Stated problem: Pictures within the data are to be left out; everything else must be reproduced exactly.

::: Listed entries

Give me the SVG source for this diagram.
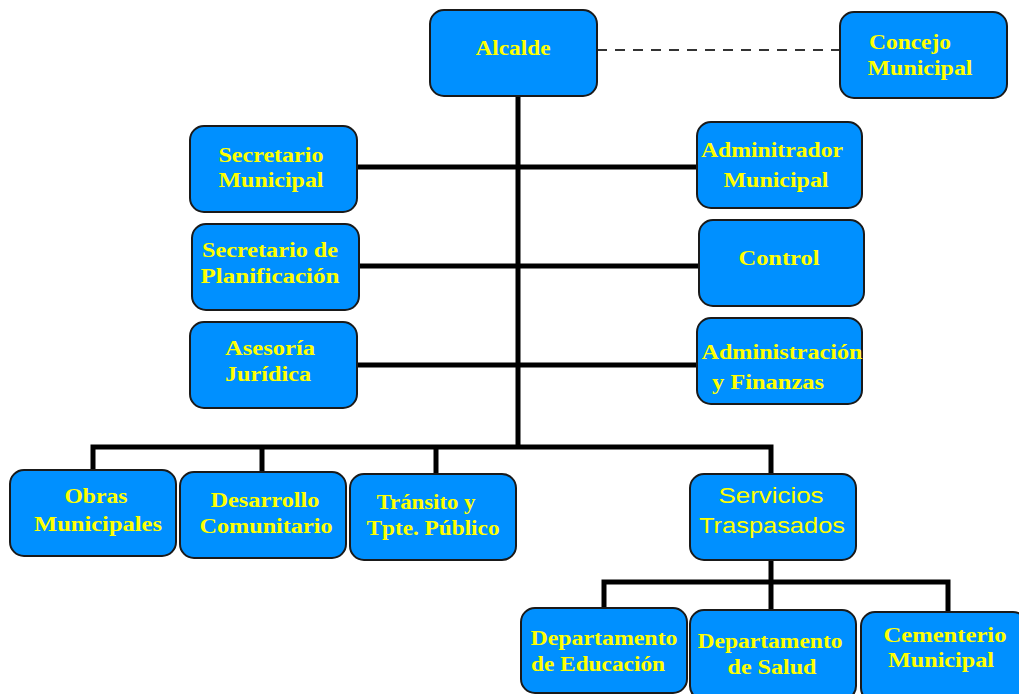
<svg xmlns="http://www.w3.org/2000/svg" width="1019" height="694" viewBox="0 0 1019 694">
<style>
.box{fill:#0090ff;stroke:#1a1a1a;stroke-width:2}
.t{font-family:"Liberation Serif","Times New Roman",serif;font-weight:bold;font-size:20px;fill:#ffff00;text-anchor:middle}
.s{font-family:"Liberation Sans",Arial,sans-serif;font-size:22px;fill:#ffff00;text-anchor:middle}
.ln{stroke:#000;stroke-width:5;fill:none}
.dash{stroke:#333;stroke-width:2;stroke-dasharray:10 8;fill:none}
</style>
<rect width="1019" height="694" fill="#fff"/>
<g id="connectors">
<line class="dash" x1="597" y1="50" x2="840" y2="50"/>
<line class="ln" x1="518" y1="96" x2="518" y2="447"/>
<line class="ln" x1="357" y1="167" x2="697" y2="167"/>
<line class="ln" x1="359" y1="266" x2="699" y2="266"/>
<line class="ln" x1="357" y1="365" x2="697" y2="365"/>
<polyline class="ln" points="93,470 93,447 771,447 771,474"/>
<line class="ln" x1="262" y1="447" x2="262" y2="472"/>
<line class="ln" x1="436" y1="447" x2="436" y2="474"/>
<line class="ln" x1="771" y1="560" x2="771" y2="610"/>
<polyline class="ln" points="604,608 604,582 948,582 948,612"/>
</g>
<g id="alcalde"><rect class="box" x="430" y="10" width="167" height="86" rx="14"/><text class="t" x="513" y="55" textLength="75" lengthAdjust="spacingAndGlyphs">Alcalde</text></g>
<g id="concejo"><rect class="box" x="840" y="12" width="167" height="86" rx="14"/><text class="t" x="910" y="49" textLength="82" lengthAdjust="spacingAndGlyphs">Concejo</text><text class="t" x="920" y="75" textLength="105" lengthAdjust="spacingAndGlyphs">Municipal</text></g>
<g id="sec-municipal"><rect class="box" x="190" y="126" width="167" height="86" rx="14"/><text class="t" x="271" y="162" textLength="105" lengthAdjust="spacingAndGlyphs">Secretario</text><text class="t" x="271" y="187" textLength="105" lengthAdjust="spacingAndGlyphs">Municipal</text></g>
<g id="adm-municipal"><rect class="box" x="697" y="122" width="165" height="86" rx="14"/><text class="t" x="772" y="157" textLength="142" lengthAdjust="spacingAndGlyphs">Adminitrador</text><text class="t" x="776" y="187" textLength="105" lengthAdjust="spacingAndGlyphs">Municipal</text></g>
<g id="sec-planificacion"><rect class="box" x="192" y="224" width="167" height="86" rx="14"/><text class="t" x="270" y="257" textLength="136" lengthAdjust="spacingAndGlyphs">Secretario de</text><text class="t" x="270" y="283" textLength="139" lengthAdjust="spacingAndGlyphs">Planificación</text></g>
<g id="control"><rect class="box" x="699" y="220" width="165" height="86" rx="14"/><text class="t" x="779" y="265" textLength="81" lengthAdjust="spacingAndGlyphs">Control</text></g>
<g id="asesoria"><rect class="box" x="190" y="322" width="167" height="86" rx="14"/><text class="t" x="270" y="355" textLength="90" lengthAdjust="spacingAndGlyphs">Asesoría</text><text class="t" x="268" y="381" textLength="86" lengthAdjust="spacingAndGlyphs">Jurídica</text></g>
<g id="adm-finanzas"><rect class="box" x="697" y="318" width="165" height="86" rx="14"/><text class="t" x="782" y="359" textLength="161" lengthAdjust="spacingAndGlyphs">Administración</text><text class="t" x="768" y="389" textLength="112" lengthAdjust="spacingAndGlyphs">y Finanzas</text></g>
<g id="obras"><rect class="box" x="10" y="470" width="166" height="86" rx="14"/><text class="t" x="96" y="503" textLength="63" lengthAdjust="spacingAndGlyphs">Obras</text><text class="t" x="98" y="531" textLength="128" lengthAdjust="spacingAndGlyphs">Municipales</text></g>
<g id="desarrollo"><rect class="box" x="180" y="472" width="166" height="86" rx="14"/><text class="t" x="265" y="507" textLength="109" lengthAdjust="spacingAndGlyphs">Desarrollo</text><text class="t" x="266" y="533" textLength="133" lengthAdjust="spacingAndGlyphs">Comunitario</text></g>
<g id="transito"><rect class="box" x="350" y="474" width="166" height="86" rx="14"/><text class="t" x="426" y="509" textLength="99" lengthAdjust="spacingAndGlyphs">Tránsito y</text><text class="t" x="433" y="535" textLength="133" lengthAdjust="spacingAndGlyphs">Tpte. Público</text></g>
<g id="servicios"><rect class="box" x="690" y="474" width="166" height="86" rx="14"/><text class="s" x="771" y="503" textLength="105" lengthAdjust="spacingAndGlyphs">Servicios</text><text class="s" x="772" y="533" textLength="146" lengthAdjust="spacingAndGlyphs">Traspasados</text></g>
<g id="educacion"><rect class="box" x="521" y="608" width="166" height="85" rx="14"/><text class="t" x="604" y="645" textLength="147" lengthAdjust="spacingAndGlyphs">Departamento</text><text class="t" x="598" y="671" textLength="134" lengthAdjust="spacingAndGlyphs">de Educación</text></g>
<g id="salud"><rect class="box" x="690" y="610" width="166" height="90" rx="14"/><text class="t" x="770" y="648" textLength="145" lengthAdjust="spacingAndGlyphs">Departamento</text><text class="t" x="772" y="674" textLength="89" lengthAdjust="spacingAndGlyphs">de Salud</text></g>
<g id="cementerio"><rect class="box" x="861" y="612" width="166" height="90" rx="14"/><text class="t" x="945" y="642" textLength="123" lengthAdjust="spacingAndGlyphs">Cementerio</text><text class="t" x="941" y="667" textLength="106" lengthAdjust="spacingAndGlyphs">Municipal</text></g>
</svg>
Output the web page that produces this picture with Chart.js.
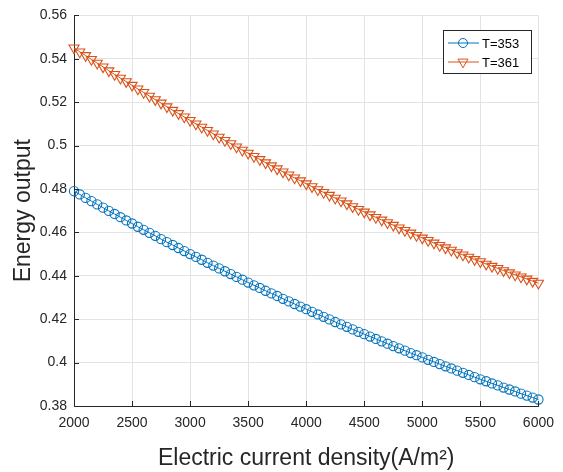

::::::

Answer to the problem:
Give me the SVG source for this diagram.
<svg xmlns="http://www.w3.org/2000/svg" width="1019" height="694" viewBox="0 0 1019 694">
<style>
.box{fill:#0090ff;stroke:#1a1a1a;stroke-width:2}
.t{font-family:"Liberation Serif","Times New Roman",serif;font-weight:bold;font-size:20px;fill:#ffff00;text-anchor:middle}
.s{font-family:"Liberation Sans",Arial,sans-serif;font-size:22px;fill:#ffff00;text-anchor:middle}
.ln{stroke:#000;stroke-width:5;fill:none}
.dash{stroke:#333;stroke-width:2;stroke-dasharray:10 8;fill:none}
</style>
<rect width="1019" height="694" fill="#fff"/>
<g id="connectors">
<line class="dash" x1="597" y1="50" x2="840" y2="50"/>
<line class="ln" x1="518" y1="96" x2="518" y2="447"/>
<line class="ln" x1="357" y1="167" x2="697" y2="167"/>
<line class="ln" x1="359" y1="266" x2="699" y2="266"/>
<line class="ln" x1="357" y1="365" x2="697" y2="365"/>
<polyline class="ln" points="93,470 93,447 771,447 771,474"/>
<line class="ln" x1="262" y1="447" x2="262" y2="472"/>
<line class="ln" x1="436" y1="447" x2="436" y2="474"/>
<line class="ln" x1="771" y1="560" x2="771" y2="610"/>
<polyline class="ln" points="604,608 604,582 948,582 948,612"/>
</g>
<g id="alcalde"><rect class="box" x="430" y="10" width="167" height="86" rx="14"/><text class="t" x="513" y="55" textLength="75" lengthAdjust="spacingAndGlyphs">Alcalde</text></g>
<g id="concejo"><rect class="box" x="840" y="12" width="167" height="86" rx="14"/><text class="t" x="910" y="49" textLength="82" lengthAdjust="spacingAndGlyphs">Concejo</text><text class="t" x="920" y="75" textLength="105" lengthAdjust="spacingAndGlyphs">Municipal</text></g>
<g id="sec-municipal"><rect class="box" x="190" y="126" width="167" height="86" rx="14"/><text class="t" x="271" y="162" textLength="105" lengthAdjust="spacingAndGlyphs">Secretario</text><text class="t" x="271" y="187" textLength="105" lengthAdjust="spacingAndGlyphs">Municipal</text></g>
<g id="adm-municipal"><rect class="box" x="697" y="122" width="165" height="86" rx="14"/><text class="t" x="772" y="157" textLength="142" lengthAdjust="spacingAndGlyphs">Adminitrador</text><text class="t" x="776" y="187" textLength="105" lengthAdjust="spacingAndGlyphs">Municipal</text></g>
<g id="sec-planificacion"><rect class="box" x="192" y="224" width="167" height="86" rx="14"/><text class="t" x="270" y="257" textLength="136" lengthAdjust="spacingAndGlyphs">Secretario de</text><text class="t" x="270" y="283" textLength="139" lengthAdjust="spacingAndGlyphs">Planificación</text></g>
<g id="control"><rect class="box" x="699" y="220" width="165" height="86" rx="14"/><text class="t" x="779" y="265" textLength="81" lengthAdjust="spacingAndGlyphs">Control</text></g>
<g id="asesoria"><rect class="box" x="190" y="322" width="167" height="86" rx="14"/><text class="t" x="270" y="355" textLength="90" lengthAdjust="spacingAndGlyphs">Asesoría</text><text class="t" x="268" y="381" textLength="86" lengthAdjust="spacingAndGlyphs">Jurídica</text></g>
<g id="adm-finanzas"><rect class="box" x="697" y="318" width="165" height="86" rx="14"/><text class="t" x="782" y="359" textLength="161" lengthAdjust="spacingAndGlyphs">Administración</text><text class="t" x="768" y="389" textLength="112" lengthAdjust="spacingAndGlyphs">y Finanzas</text></g>
<g id="obras"><rect class="box" x="10" y="470" width="166" height="86" rx="14"/><text class="t" x="96" y="503" textLength="63" lengthAdjust="spacingAndGlyphs">Obras</text><text class="t" x="98" y="531" textLength="128" lengthAdjust="spacingAndGlyphs">Municipales</text></g>
<g id="desarrollo"><rect class="box" x="180" y="472" width="166" height="86" rx="14"/><text class="t" x="265" y="507" textLength="109" lengthAdjust="spacingAndGlyphs">Desarrollo</text><text class="t" x="266" y="533" textLength="133" lengthAdjust="spacingAndGlyphs">Comunitario</text></g>
<g id="transito"><rect class="box" x="350" y="474" width="166" height="86" rx="14"/><text class="t" x="426" y="509" textLength="99" lengthAdjust="spacingAndGlyphs">Tránsito y</text><text class="t" x="433" y="535" textLength="133" lengthAdjust="spacingAndGlyphs">Tpte. Público</text></g>
<g id="servicios"><rect class="box" x="690" y="474" width="166" height="86" rx="14"/><text class="s" x="771" y="503" textLength="105" lengthAdjust="spacingAndGlyphs">Servicios</text><text class="s" x="772" y="533" textLength="146" lengthAdjust="spacingAndGlyphs">Traspasados</text></g>
<g id="educacion"><rect class="box" x="521" y="608" width="166" height="85" rx="14"/><text class="t" x="604" y="645" textLength="147" lengthAdjust="spacingAndGlyphs">Departamento</text><text class="t" x="598" y="671" textLength="134" lengthAdjust="spacingAndGlyphs">de Educación</text></g>
<g id="salud"><rect class="box" x="690" y="610" width="166" height="90" rx="14"/><text class="t" x="770" y="648" textLength="145" lengthAdjust="spacingAndGlyphs">Departamento</text><text class="t" x="772" y="674" textLength="89" lengthAdjust="spacingAndGlyphs">de Salud</text></g>
<g id="cementerio"><rect class="box" x="861" y="612" width="166" height="90" rx="14"/><text class="t" x="945" y="642" textLength="123" lengthAdjust="spacingAndGlyphs">Cementerio</text><text class="t" x="941" y="667" textLength="106" lengthAdjust="spacingAndGlyphs">Municipal</text></g>
</svg>
Output the web page that produces this picture with Chart.js.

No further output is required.